Verla y no reconocerla
Mi madre ya me lo decía de pequeña, tan lista para algunas cosas... y sin embargo convencida de que la Virgen no era una, sino ... decenas: una distinta por cada advocación. Más tarde entendí que, en realidad, aquello se parecía bastante al universo de las Barbies: cada una representa un rol distinto del mismo personaje –aunque hay Barbies mutuamente excluyentes–. Diré en mi defensa que las hermanas de mi abuela decían que la patrona de mi pueblo, la Consolación, era prima hermana de la patrona de Murcia, la Fuensanta.
Esta semana, la Virgen de la Macarena de Sevilla ha ingresado de urgencia en el Instituto Andaluz de Patrimonio Histórico para evaluar los retoquitos estéticos a los que la han sometido, tras lo que debía ser una sencilla 'skincare routine'. Pestañas 'drag', 'smokey eye', 'blush lifting' o 'contouring' en la nariz –mejor aplicado que el de cierto presidente, eso sí–. Algunos sostienen que la cosa ha ido más allá y que el filtro 'beauty' tiktokero afecta a la boca y las cejas.

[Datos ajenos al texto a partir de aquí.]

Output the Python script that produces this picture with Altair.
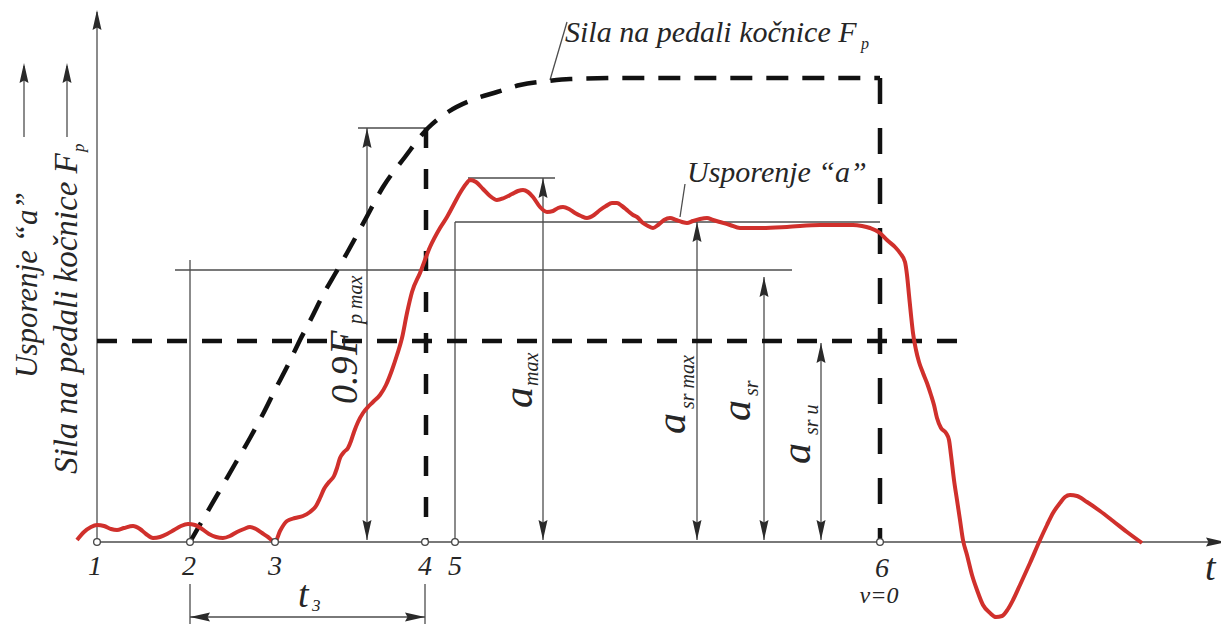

Un sindiós, vamos. Los devotos coinciden en el diagnóstico: no la reconocen. Es revelador que durante días este haya sido el debate más candente –e ingenioso– en internet, hasta el punto de eclipsar las emanaciones de la Moncloaca. Por supuesto, como era de esperar, no ha faltado mi comentario cuñado favorito: ¿otra vez hablando de un trozo de madera pintado?
La María Santísima de la Esperanza Macarena Coronada –de ciprés y pino policromado– es una talla del siglo XVII anónima, atribuida al taller de Pedro Roldán, así que es fácil suponer que es imposible que su apariencia haya sido la misma en sus cuatrocientos años de existencia. ¿Entonces, si conociéramos el aspecto exacto que tenía, tendría sentido intentar recuperarlo? No, claro que no. En la historia del arte hay miles de ejemplos de obras cuyas alteraciones ya forman parte de la misma obra y esta escultura –la Macarena, que no es solo la Virgen– es reconocida por su aspecto actual. Esta imagen es una obra de arte, pero no en el sentido moderno. La Macarena es en primer lugar una imagen devocional y como tal, un vehículo de presencia, una figura relacional: no representa a la Virgen, sino que la hace presente. Por eso es venerada por los creyentes y por eso su cuidado no es solo estético, sino también afectivo y simbólico. De ahí que hubiera quien arriesgara su vida para esconderla tanto en la Segunda República –cuando pasó unos meses en una sepultura– como durante la Guerra Civil.
Parece desproporcionada una reacción así por una extensión de pestañas, pero es que unas pestañas pueden ser un disfraz en sí. Rigoberta Bandini lo sabe bien y lo demostró en su concierto del viernes al dedicarles un plano detalle fijo durante todo un tema. En cierto modo, ella también provoca rechazo e indignación en algunos sectores. Dice que pretende reivindicar la figura de Dios desde la izquierda –espero no caer en el periodismo de Art Attack–, y eso supone no encajar. Además, es pija pero tiene sentido del humor. Rigoberta nos confunde. Haciendo suyo el lema de Barbie, «tú puedes ser lo que quieras ser» –otra emancipada sospechosa de perpetuar estereotipos–, se atreve a mutar tantas veces como haga falta en Jesucrista Superstar, que más que un disco parece una playlist de lo más heterodoxo. A Rigoberta tampoco se la reconoce. Aunque Diosito le enseñó a rimar, no la dejan ser popstar, no porque no sepa bailar, sino porque sus disfraces no incluyen el uniforme completo de la izquierda y así no hay quien la venere.
Reconocer es identificar, discernir lo familiar de lo extraño, pero también diferenciar lo verdadero de lo falso. En 'Caminos del reconocimiento', Paul Ricoeur despliega este concepto en tres niveles que muestran cómo atraviesa tanto la identidad personal como la relación con el otro. En otro sentido, reconocer es también una forma de apertura radical, es asumir una responsabilidad. En este panorama observo varias formas de devoción: los fieles (de la Macarena), los fans (de Rigoberta) y los militantes (del PSOE). Ante la peor forma de corrupción, la moral, estos últimos, aunque pueden verla, no quieren reconocerla. Y es que reconocer implica mirar dos veces. Es distinguir, pero también aceptar; es ver lo que se ha transformado y decidir si seguimos creyendo en ello o clamamos para que se revierta –como hacen los de la supuesta fe ciega–. No se reconoce una Virgen por una restauración fallida, a una artista porque se disfraza y es imprevisible, o a un partido porque practica lo contrario de lo que predica. Pero más peligroso que no reconocer lo que ha cambiado, es fingir que todo sigue igual. Ayúdanos, señor, a caminar.